---------- Information supplied

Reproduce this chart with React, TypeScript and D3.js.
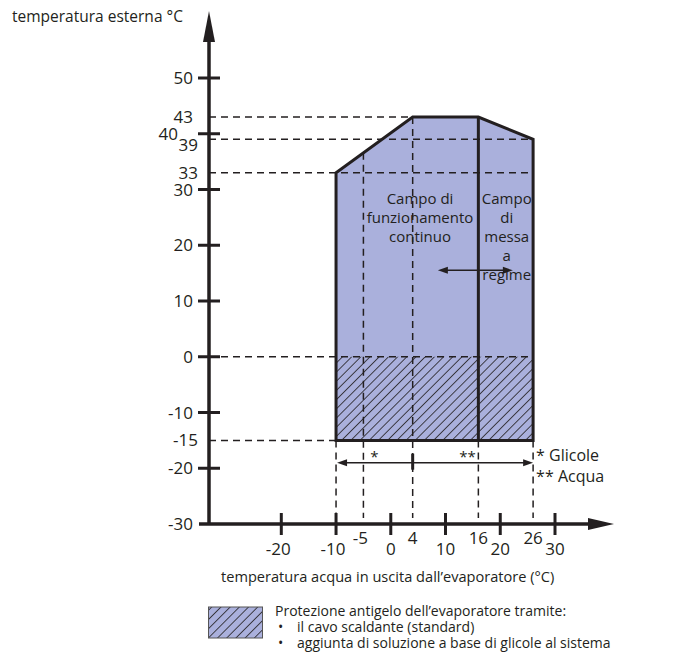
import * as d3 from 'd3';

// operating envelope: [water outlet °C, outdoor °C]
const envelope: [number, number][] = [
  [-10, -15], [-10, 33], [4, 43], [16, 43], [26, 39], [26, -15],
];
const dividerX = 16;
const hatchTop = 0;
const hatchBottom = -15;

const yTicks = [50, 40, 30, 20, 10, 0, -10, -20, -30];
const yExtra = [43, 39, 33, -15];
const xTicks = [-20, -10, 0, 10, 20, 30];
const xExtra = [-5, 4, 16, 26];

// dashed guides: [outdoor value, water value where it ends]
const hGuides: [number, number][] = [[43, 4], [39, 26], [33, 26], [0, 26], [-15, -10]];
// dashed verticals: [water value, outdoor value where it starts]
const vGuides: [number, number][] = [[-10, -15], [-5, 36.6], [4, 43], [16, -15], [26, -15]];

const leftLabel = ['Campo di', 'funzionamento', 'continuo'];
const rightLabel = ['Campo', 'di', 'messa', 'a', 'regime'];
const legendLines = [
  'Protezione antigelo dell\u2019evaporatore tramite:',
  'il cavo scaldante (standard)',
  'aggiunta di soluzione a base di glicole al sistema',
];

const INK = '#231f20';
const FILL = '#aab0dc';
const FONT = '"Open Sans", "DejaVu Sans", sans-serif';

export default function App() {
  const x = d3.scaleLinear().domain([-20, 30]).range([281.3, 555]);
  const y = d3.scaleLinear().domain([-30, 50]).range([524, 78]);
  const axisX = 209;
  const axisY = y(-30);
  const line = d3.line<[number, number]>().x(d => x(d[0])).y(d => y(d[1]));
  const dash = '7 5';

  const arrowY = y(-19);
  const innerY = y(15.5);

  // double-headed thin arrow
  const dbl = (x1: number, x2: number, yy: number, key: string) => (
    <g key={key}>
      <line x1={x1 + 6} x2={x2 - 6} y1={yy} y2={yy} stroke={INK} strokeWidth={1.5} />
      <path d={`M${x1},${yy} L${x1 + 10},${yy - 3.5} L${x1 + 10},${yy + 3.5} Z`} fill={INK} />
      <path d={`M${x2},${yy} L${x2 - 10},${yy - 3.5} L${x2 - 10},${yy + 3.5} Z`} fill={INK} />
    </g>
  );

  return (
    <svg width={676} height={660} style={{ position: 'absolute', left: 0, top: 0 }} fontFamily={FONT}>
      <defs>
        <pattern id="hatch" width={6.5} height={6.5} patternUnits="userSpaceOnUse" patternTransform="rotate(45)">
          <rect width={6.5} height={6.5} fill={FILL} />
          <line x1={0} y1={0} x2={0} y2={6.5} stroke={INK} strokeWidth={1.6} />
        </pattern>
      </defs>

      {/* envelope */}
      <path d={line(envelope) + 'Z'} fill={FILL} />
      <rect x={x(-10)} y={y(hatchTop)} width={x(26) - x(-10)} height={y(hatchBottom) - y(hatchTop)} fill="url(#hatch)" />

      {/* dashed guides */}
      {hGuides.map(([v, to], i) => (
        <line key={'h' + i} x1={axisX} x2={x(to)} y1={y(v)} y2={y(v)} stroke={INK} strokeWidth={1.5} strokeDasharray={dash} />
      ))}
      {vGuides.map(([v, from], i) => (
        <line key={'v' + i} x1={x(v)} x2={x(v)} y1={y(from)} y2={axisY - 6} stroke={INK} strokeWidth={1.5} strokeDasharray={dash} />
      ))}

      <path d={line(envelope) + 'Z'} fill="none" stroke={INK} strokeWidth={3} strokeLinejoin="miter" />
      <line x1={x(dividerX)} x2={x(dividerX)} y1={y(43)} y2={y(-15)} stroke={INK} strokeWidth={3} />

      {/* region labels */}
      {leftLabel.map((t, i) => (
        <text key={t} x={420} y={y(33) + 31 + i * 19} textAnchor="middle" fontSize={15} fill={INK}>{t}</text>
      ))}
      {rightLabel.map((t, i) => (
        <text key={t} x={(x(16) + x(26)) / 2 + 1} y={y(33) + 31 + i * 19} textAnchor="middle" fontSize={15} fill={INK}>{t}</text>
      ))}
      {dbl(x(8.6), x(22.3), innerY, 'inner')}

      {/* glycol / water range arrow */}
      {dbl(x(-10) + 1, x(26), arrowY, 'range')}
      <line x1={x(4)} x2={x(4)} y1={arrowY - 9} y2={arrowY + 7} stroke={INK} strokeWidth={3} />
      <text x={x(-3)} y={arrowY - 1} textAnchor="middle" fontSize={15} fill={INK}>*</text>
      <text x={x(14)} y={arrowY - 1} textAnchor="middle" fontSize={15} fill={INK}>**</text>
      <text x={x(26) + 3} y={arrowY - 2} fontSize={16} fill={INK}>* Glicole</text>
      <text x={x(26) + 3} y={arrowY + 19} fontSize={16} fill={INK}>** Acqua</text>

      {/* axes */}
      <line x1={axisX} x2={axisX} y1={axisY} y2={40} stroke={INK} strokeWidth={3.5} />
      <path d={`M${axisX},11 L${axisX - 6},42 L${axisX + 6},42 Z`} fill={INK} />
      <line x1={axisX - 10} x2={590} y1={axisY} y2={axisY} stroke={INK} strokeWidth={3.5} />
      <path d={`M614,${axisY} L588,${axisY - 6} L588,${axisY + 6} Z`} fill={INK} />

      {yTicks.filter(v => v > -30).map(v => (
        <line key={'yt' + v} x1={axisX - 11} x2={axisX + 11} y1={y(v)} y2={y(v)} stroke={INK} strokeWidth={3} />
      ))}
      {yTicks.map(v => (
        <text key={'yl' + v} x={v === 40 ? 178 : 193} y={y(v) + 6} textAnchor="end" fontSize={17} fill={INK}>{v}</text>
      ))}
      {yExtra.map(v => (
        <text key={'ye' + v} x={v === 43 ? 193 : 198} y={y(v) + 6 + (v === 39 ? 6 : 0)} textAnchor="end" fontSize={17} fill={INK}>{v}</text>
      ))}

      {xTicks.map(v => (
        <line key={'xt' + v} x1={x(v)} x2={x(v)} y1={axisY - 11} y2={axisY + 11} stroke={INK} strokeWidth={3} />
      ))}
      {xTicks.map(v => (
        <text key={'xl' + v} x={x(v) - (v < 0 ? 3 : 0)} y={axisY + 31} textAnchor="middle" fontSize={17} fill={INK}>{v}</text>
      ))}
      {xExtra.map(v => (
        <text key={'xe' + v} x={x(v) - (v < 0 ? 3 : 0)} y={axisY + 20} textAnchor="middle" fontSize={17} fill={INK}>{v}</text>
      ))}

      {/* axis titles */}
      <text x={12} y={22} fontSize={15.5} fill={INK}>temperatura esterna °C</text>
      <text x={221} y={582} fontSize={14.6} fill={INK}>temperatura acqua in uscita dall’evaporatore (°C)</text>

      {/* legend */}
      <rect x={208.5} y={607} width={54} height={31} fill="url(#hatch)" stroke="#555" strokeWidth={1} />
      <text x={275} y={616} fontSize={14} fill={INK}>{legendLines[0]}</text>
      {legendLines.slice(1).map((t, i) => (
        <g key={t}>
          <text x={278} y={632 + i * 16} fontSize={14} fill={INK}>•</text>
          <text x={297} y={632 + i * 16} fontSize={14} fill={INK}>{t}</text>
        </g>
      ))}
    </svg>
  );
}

--------------------

Emit the lines of the material exactly, from its first line to the line containing "const xExtra = [-5, 4, 16, 26];", inclusive; leave every picture out.

Reproduce this chart with React, TypeScript and D3.js.
import * as d3 from 'd3';

// operating envelope: [water outlet °C, outdoor °C]
const envelope: [number, number][] = [
  [-10, -15], [-10, 33], [4, 43], [16, 43], [26, 39], [26, -15],
];
const dividerX = 16;
const hatchTop = 0;
const hatchBottom = -15;

const yTicks = [50, 40, 30, 20, 10, 0, -10, -20, -30];
const yExtra = [43, 39, 33, -15];
const xTicks = [-20, -10, 0, 10, 20, 30];
const xExtra = [-5, 4, 16, 26];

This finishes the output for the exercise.